Resource scheduling and performance analysis of hybrid renewable energy systems with carbon neutrality consideration: A scenario-based multi-agent approach

Abstract

Given the increasing global consensus on carbon neutrality for sustainable development, a key related challenge is to build a hybrid renewable energy system that simultaneously ensures stable power supply and carbon neutrality. This paper proposes a complete framework for designing, scheduling optimization, evaluation and analysis of hybrid renewable energy systems at the village scale. The framework integrates zero-carbon system design based on agent-based modeling, comprehensive evaluation of scheduling schemes under a multi-index system, and analysis of the impact of policy parameters, implemented through programming on the AnyLogic platform. The proposed framework was applied to a simulated region in Zhoushan, China. The results show that among the seven scheduling schemes, the photovoltaic/wind turbine/battery/diesel system is the best resource scheduling scheme in the region, with renewable energy power supply accounting for 98.5% of the total supply, the net present cost of $42,108.174, the cost of energy of $0.072/kWh, and the annual carbon dioxide emission of 5,064.346 kg.

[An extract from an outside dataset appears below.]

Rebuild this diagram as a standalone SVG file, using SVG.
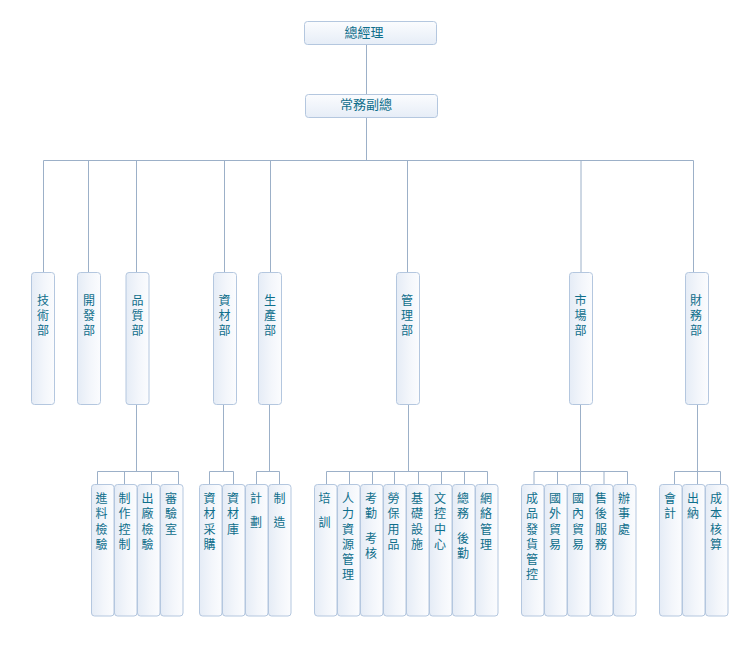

Installing carbon capture, utilization, and storage equipment can achieve carbon neutrality without significantly affecting system costs, with only an additional net present cost of $1,200. Among all meteorological factors, wind speed has the greatest impact on system performance and should be given priority in wind power generation. In terms of micro-behavioral management, discrete gear setting for diesel engines is better than continuous gear setting and more helpful in reducing system economic costs.